I don’t disagree with any of the accounting, banking activities or that interest itself is not the problem. I DO object to the near absolute power of private finance and the fact that it is treated as if it were a legitimate economic/actually productive business model…..which it isn’t. It must be a servant, not a master and certainly not a multi-headed master. Occam’s Razor DOES apply in this regard. I believe the latter day advocates of social credit have unconsciously fallen back into the classical idea of general equilibrium and hence taken what could be a paradigm change based on a full understanding of the aspects of grace and the temporal universe, and made it into a mere theory.
The one thing Social Crediters have overlooked is the incredibly integrative and resolving potential of the CRP/Discount/Rebate policy. The one bugaboo that all theories have never effectively come to grips with is inflation, and a high percentage discount/rebate policy at the point of retail sale resolves it in spades. In fact it does what every genuine paradigm change does, and that is invert current realities into their conceptual opposites. In this case erosive price/asset inflation is inverted into its opposite of painless and beneficial price deflation. Again, due to competition and the high costs of modern technologically advanced fixed capital intensive economies, garden variety inflation is a relatively small single digit number and hyper-inflations never occur except under very extreme conditions where the means of production have been destroyed, indebtedness is onerous and a compliant central bank is allowed to leverage up and short the currency which is what finally kicks off the hyper aspect of inflation.
The high percentage discount/rebate policy is the very expression of the new monetary, financial and economic paradigm of:
Abundantly Direct and Reciprocal Monetary Grace As In Gifting.
After 5000 years of the paradigm of Debt Only we require a paradigm change, NOT just another statistically tweaked theory that gets gamed and morphed back into the mess we currently face.
Me: “So where DO they put any money over and above what’s still needed to live?”
Investment banking would still be allowed to form bonds of already created and saved funds and invest such funds in the market, and they would have a much better business climate to do so in something that was actually productive/economic…instead of the economic vice of some mere financial product.
I wouldn’t anticipate any shortages as I’ve posted before. We’re capable of tremendous productivity plus as I’ve also said before a 100% increase in purchasing power doesn’t necessarily translate into a doubling of economic throughput. People will undoubtedly save more and/or invest more in actually productive/economic activities. The biggest reason there is anything more than garden variety inflation of stocks is because of speculative leveraging up….which the national public bank is not going to encourage or in any reckless way to allow to happen at all. Prudence after all is an aspect of grace, and that is the concept that the national public bank will be guided and regulated by.

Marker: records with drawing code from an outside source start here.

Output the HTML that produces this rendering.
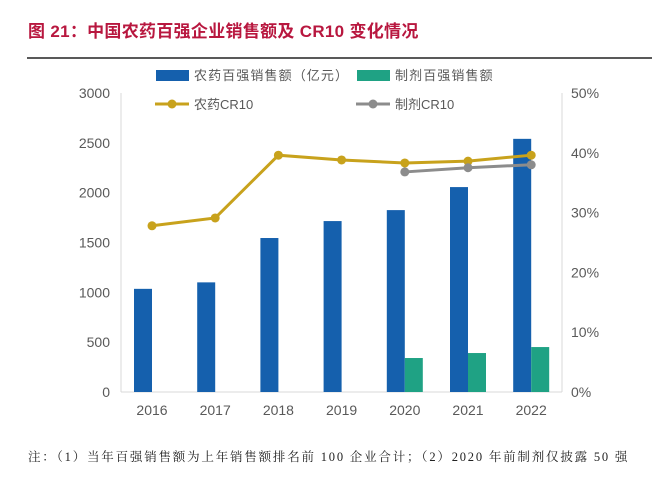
<!DOCTYPE html>
<html><head><meta charset="utf-8">
<style>
body{margin:0;background:#fff;width:652px;height:478px;overflow:hidden;font-family:"Liberation Sans","Noto Sans CJK SC",sans-serif;}
</style></head>
<body>
<svg width="652" height="478" xmlns="http://www.w3.org/2000/svg" id="svg">
<text x="28" y="37" fill="#b8173f" font-size="17" font-weight="bold" letter-spacing="0.3" font-family="Liberation Sans,Noto Sans CJK SC,sans-serif">图 21：中国农药百强企业销售额及 CR10 变化情况</text>
<line x1="27" y1="58" x2="652" y2="58" stroke="#222" stroke-width="1.5"/>
<g font-size="13" fill="#595959">
<rect x="156" y="70" width="33" height="11" fill="#1560ad"/>
<text x="194" y="80" letter-spacing="1.1">农药百强销售额（亿元）</text>
<rect x="357" y="70" width="33" height="11" fill="#1fa284"/>
<text x="395" y="80" letter-spacing="1.1">制剂百强销售额</text>
<line x1="155" y1="104" x2="189" y2="104" stroke="#c8a21c" stroke-width="3"/><circle cx="172" cy="104" r="4.5" fill="#c8a21c"/>
<text x="194" y="109">农药CR10</text>
<line x1="356" y1="104" x2="390" y2="104" stroke="#8c8c8c" stroke-width="3"/><circle cx="373" cy="104" r="4.5" fill="#8c8c8c"/>
<text x="395" y="109">制剂CR10</text>
</g>
<line x1="121" y1="93" x2="121" y2="392" stroke="#d9d9d9"/>
<line x1="562" y1="93" x2="562" y2="392" stroke="#d9d9d9"/>
<line x1="121" y1="392" x2="562" y2="392" stroke="#d9d9d9"/>
<g id="plot"></g>
<text x="28" y="461" font-size="12.5" fill="#222" letter-spacing="1.8" font-family="Liberation Serif,Noto Serif CJK SC,serif">注：（1）当年百强销售额为上年销售额排名前 100 企业合计；（2）2020 年前制剂仅披露 50 强</text>
</svg>
<script>
const years=["2016","2017","2018","2019","2020","2021","2022"];
const pesticideSales=[1035,1100,1545,1715,1825,2056,2540];
const formulationSales=[null,null,null,null,341,391,451];
const pesticideCR10=[27.8,29.1,39.6,38.8,38.3,38.6,39.6];
const formulationCR10=[null,null,null,null,36.8,37.5,38.0];
const leftTicks=[0,500,1000,1500,2000,2500,3000];
const rightTicks=[0,10,20,30,40,50];
const NS="http://www.w3.org/2000/svg";
const g=document.getElementById('plot');
const y0=392,y1=93;
const yL=v=>y0-(v/3000)*(y0-y1);
const yR=v=>y0-(v/50)*(y0-y1);
const xC=i=>152+i*63.2;
function mk(t,a){const e=document.createElementNS(NS,t);for(const k in a)e.setAttribute(k,a[k]);g.appendChild(e);return e;}
leftTicks.forEach(v=>{const t=mk('text',{x:110,y:yL(v)+5,'text-anchor':'end','font-size':14,fill:'#595959'});t.textContent=v;

});
rightTicks.forEach(v=>{const t=mk('text',{x:571,y:yR(v)+5,'font-size':14,fill:'#595959'});t.textContent=v+'%';

});
years.forEach((yr,i)=>{const t=mk('text',{x:xC(i),y:415,'text-anchor':'middle','font-size':14,fill:'#595959'});t.textContent=yr;


const b=mk('rect',{x:xC(i)-18,y:yL(pesticideSales[i]),width:18,height:y0-yL(pesticideSales[i]),fill:'#1560ad'});


if(formulationSales[i]!=null){const c=mk('rect',{x:xC(i),y:yL(formulationSales[i]),width:18,height:y0-yL(formulationSales[i]),fill:'#1fa284'});

}
});
function line(arr,color,name){const pts=[];arr.forEach((v,i)=>{if(v!=null)pts.push([xC(i),yR(v)]);});
const p=mk('polyline',{points:pts.map(p=>p.join(',')).join(' '),fill:'none',stroke:color,'stroke-width':3});


pts.forEach(q=>{const c=mk('circle',{cx:q[0],cy:q[1],r:4.5,fill:color});

});}
line(pesticideCR10,'#c8a21c','pesticide-cr10');
line(formulationCR10,'#8c8c8c','formulation-cr10');
</script>
</body></html>
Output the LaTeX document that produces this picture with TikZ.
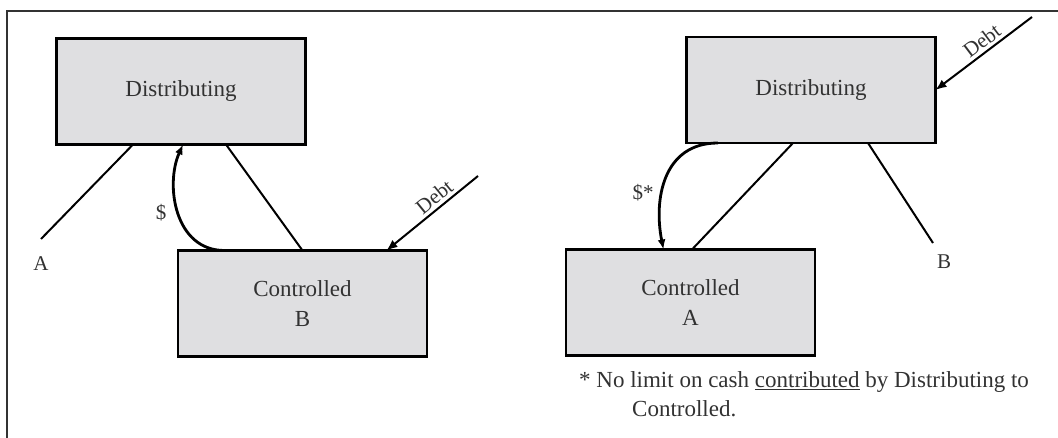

Businesses by and large will undoubtedly be more profitable and their selling price would as a result undoubtedly be greater. A businesses selling price will be largely dictated by their market share and profitability. Any increase in selling price will more than be compensated by the reduction in costs that a 0% interest loan will save the purchaser.
Will there be more employment with the increased business revenue and far better investment climate made an immediate reality by the discount/rebate policy, or less? The obvious answer is that there will be more. Technological innovation and artificial intelligence will undoubtedly decrease over all employment over time, but better to provide a dignified lifestyle and start now acculturating people to leisure and other purposeful activities other than employment ONLY, than to wait and have to face another even greater train wreck of a “Great Financial Crisis” when AI, which will undoubtedly follow its legitimate micro-economic logic of cost cutting, and so will never be dispelled.
History tells us that everything adapts to a new paradigm….not the other way around, and for good reason, because it is always a more abundant and beneficial advancement in the body of knowledge/area of human endeavor to which the new paradigm applies. Did we ever go back to a nomadic existence of hunting and gathering after homesteading and agriculture made for greater and more securely abundant living? Of course not. Did we go back to hand writing bibles and other books after the Gutenberg Press? Did we ever go back to the monopoly on the sacraments after the reformation?
JT: Why not just get all the funds needed for investment directly from the Public Bank? At 0% interest? You’re not telling me that ‘some’ investments might be too risky for the Public Bank to fund, are you? That ‘interest’ still might be necessary to attract capital to those investments, even for relatively short term funding?
Sixty years ago we here in BC produced a far larger array of products of BOTH types that were primarily for consumption or use HERE. If we had surplus capacity, which was quite often the case, we exported the surplus. Today, this is no longer so. We make product primarily for EXPORT. And, as the saying goes, “We export the best, and sell the locals the rest.” Often a genuine sore spot amongst the ‘locals’, I can assure you. But that is what the industries that are here now, the large businesses, because they had to consolidate and rationalize what they do to survive, actually do. Statistically our productivity may be greatly expanded over what was the case overall sixty years ago. But of the plants themselves? They’re not geared to producing a wide variety of consumer items for local consumption any more. To get back to that takes TIME. It won’t just happen, just like that. So I think you should well anticipate there are going to indeed be initial shortages, and just the kind of activities I’ve previously described. And that’s only the half of it. The other unknown is how paying a large enough stipend that’s supposed to be a “living income” through a National Dividend will affect the organization of any kind of “program of production.”
Me: Joe,
The present globalized situation would continue…until nations either bonded together in more regional cooperative trade or better yet re-industrialized themselves in as efficient and ecologically sane means possible. With the abundant combination of dividend and discount/rebate policies there would be no need to worry about unemployment and as taxes for welfare, unemployment insurance and even social security would then be redundant they could be eliminated and the savings by employers be used for such rapid re-industrialization. And when we can competitively produce locally that would be an incentive for export platform nations to adapt by implementing such policies in their own nation.
As to 0% interest, there may well be a very small percentage of investments that the national public bank might consider “too risky” or more likely not aligned with the concept of grace as in ethically justifiable, but…so what? The idea is to be as micro-economically thrifty and macro-economically free flowing as possible not to be doctrinaire about policy.